──────── Given material

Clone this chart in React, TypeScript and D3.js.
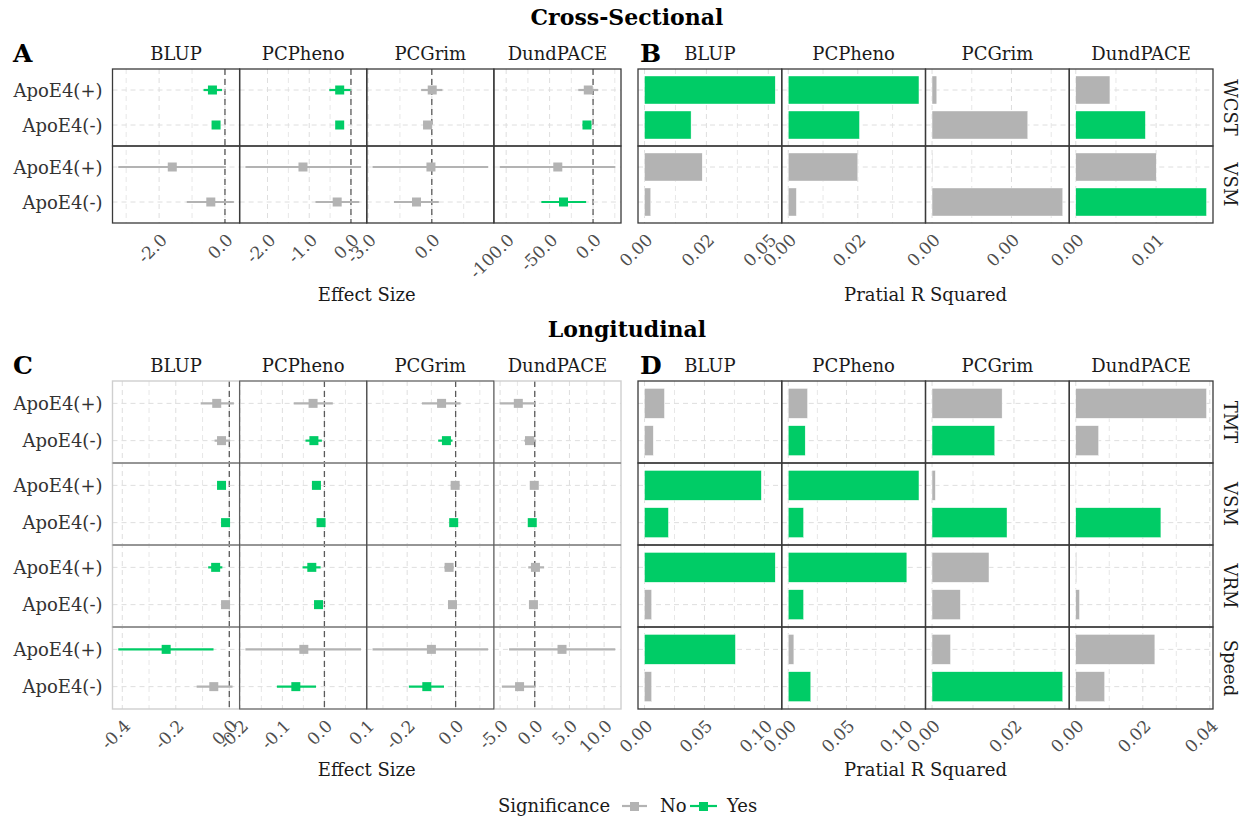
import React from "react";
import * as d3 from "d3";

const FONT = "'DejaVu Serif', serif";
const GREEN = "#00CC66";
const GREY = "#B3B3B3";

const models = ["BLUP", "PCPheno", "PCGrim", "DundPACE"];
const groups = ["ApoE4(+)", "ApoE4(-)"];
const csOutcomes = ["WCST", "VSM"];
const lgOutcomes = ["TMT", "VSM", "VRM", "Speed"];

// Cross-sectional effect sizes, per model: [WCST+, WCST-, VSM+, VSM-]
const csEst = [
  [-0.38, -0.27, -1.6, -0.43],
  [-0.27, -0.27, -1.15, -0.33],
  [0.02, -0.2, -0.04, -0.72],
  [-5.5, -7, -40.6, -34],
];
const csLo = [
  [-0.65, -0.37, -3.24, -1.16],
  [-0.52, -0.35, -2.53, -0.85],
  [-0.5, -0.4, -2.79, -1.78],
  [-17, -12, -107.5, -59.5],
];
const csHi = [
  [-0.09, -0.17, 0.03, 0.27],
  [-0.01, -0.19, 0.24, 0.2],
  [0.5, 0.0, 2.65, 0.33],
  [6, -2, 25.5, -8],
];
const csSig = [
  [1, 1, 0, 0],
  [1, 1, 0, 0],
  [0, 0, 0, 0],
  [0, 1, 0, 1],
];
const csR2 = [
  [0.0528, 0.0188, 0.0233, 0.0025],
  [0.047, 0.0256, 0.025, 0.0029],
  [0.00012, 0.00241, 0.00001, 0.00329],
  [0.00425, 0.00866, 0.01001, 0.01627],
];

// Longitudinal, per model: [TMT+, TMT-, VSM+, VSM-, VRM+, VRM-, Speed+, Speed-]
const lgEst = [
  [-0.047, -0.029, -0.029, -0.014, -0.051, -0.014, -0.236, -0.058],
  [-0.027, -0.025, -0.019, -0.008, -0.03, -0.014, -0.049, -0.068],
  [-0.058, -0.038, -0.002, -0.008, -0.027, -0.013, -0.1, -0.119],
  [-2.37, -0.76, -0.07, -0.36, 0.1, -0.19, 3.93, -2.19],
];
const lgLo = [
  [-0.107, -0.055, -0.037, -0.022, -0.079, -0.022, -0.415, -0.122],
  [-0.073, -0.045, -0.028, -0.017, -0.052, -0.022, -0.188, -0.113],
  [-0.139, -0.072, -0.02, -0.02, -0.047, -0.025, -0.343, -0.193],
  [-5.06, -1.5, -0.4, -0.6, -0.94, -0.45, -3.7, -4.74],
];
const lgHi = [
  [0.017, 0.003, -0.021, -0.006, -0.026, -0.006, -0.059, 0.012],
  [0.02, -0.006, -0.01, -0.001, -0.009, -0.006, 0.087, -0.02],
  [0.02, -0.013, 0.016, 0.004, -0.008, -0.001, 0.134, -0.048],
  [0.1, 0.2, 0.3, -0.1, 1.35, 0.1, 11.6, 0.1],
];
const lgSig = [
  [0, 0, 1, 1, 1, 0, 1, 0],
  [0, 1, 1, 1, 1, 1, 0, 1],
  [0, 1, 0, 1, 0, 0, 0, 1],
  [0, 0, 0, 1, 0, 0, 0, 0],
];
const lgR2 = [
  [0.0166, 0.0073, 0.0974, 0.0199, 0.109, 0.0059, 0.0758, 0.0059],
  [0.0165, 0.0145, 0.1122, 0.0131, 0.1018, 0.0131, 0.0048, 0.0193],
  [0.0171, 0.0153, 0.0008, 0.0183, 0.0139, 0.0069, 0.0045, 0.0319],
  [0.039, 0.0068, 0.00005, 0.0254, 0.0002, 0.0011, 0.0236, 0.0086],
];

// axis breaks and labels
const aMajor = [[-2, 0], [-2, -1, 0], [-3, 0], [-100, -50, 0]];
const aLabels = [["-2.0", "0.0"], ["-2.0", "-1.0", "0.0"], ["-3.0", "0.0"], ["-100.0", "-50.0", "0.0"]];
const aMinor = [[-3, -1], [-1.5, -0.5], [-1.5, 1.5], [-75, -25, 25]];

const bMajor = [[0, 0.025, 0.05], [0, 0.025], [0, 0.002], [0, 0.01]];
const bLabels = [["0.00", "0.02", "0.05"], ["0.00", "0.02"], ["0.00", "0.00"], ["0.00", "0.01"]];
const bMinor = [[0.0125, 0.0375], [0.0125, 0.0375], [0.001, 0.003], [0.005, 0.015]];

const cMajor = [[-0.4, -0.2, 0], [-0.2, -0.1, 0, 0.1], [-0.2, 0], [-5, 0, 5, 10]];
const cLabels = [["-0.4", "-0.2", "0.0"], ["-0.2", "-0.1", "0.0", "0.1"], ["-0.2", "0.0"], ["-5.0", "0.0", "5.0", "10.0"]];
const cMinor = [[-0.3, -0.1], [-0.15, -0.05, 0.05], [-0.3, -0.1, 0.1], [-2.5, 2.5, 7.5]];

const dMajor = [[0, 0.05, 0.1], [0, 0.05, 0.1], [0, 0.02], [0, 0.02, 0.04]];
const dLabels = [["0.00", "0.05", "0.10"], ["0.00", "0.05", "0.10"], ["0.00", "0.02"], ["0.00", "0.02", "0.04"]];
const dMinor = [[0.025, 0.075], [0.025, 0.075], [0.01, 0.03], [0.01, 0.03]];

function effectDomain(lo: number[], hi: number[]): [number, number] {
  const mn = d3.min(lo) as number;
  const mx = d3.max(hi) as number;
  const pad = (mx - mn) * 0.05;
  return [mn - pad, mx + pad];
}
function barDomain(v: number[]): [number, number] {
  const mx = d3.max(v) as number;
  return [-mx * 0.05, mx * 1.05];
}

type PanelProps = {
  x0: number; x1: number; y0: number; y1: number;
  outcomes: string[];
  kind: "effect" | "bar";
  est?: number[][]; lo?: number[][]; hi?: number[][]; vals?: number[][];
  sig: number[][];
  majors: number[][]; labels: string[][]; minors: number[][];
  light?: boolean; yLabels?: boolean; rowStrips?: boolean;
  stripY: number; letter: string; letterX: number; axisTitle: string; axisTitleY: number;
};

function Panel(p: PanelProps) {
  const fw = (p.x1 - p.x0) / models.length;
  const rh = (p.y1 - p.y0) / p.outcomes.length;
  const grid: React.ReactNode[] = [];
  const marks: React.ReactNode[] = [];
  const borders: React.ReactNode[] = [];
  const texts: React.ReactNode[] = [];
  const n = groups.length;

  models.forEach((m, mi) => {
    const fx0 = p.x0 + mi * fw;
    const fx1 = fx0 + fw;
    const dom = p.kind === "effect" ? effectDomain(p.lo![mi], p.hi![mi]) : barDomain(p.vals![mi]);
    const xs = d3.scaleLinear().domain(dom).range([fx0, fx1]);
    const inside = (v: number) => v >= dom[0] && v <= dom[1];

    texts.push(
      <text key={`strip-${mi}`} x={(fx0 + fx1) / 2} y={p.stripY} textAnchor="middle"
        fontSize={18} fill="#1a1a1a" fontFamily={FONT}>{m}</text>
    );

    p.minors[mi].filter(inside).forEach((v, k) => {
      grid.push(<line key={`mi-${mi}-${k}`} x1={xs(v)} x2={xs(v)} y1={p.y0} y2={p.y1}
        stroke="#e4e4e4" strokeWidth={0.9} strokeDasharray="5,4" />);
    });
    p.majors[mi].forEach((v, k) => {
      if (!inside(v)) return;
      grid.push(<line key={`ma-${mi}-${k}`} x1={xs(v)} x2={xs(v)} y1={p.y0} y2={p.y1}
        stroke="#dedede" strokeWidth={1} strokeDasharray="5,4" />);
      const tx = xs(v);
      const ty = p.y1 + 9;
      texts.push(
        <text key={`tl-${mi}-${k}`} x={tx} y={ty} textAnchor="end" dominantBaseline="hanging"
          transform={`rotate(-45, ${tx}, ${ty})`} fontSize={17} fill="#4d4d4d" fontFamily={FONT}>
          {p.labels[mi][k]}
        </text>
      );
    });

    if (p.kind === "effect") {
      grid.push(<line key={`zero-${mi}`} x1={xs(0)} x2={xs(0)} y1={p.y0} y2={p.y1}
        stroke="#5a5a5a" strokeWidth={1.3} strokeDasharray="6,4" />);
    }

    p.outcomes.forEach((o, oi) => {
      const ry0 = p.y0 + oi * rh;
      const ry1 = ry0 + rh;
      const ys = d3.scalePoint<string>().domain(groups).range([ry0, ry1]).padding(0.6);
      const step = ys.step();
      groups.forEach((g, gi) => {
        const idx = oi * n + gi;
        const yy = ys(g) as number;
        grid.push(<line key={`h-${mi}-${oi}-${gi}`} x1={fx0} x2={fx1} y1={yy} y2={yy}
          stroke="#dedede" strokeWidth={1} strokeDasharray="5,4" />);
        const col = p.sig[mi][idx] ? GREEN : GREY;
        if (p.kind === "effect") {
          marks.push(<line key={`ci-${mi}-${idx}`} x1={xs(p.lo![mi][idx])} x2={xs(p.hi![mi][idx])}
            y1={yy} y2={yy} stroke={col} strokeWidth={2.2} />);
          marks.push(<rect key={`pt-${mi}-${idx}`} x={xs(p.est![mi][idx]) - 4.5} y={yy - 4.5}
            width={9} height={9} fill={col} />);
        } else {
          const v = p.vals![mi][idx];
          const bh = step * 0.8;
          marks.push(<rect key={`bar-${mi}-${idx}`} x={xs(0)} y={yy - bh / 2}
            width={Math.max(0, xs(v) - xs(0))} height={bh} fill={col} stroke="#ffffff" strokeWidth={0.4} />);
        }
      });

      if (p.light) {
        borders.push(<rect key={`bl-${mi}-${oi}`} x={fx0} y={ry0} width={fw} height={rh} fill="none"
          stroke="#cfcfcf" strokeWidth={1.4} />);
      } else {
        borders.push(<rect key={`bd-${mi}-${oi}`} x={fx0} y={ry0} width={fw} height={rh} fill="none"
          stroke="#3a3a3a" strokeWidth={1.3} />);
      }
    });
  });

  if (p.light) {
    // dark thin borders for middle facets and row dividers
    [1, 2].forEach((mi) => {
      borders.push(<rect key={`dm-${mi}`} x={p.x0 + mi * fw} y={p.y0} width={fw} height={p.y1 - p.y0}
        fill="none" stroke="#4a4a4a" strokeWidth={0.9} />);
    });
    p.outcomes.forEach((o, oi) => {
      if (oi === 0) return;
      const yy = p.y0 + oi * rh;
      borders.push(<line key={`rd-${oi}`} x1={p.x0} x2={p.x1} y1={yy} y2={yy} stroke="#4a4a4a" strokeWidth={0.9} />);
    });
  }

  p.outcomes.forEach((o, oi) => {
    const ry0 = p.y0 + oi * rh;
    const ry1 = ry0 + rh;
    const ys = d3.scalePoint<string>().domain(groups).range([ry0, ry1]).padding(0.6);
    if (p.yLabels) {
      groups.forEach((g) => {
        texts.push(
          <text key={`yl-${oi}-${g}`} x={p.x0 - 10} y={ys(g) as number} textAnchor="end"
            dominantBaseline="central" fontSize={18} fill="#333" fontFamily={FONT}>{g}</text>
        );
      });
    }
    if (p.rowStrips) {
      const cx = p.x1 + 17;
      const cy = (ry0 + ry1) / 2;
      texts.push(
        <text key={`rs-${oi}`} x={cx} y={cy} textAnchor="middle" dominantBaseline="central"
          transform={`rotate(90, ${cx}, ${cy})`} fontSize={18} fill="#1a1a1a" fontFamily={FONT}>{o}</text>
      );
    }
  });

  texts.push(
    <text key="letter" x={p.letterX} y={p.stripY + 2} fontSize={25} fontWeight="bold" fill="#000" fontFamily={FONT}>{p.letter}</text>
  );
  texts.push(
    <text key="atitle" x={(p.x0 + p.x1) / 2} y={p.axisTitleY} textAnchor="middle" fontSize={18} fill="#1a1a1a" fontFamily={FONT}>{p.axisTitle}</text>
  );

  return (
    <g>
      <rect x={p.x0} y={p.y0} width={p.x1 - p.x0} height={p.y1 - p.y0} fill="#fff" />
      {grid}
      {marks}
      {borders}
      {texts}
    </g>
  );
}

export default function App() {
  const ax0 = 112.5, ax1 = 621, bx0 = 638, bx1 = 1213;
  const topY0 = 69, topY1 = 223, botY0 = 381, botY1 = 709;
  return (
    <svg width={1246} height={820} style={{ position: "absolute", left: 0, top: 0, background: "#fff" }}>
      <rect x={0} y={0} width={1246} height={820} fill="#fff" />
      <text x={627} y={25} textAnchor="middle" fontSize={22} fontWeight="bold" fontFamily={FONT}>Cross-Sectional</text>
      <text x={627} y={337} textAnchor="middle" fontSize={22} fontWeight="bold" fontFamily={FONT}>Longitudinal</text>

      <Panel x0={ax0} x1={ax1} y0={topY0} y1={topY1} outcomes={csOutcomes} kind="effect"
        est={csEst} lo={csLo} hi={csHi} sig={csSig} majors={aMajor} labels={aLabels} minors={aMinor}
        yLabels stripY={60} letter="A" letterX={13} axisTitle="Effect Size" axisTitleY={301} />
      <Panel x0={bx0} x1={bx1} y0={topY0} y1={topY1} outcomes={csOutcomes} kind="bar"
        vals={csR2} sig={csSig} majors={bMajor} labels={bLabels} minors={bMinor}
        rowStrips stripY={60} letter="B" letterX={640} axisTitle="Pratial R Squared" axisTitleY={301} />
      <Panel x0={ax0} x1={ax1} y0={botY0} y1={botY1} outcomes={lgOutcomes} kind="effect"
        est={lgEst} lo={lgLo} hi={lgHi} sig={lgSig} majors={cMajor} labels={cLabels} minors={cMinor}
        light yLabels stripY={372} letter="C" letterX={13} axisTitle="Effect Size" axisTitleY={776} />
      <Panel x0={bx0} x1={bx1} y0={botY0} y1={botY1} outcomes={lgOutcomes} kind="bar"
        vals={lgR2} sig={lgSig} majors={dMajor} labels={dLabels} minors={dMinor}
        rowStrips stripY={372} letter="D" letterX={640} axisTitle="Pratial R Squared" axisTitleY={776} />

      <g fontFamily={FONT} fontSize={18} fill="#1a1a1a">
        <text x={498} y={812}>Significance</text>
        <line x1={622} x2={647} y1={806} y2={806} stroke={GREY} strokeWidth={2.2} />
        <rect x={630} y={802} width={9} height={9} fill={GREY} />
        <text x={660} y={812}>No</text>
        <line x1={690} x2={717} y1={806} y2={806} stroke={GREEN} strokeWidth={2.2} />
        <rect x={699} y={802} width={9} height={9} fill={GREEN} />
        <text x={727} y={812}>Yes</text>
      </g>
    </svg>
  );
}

────────────────

**Problem to work on**: In the listing above, how many lines hold the word "React"? Give the number and nothing more.

**Written solution**: 6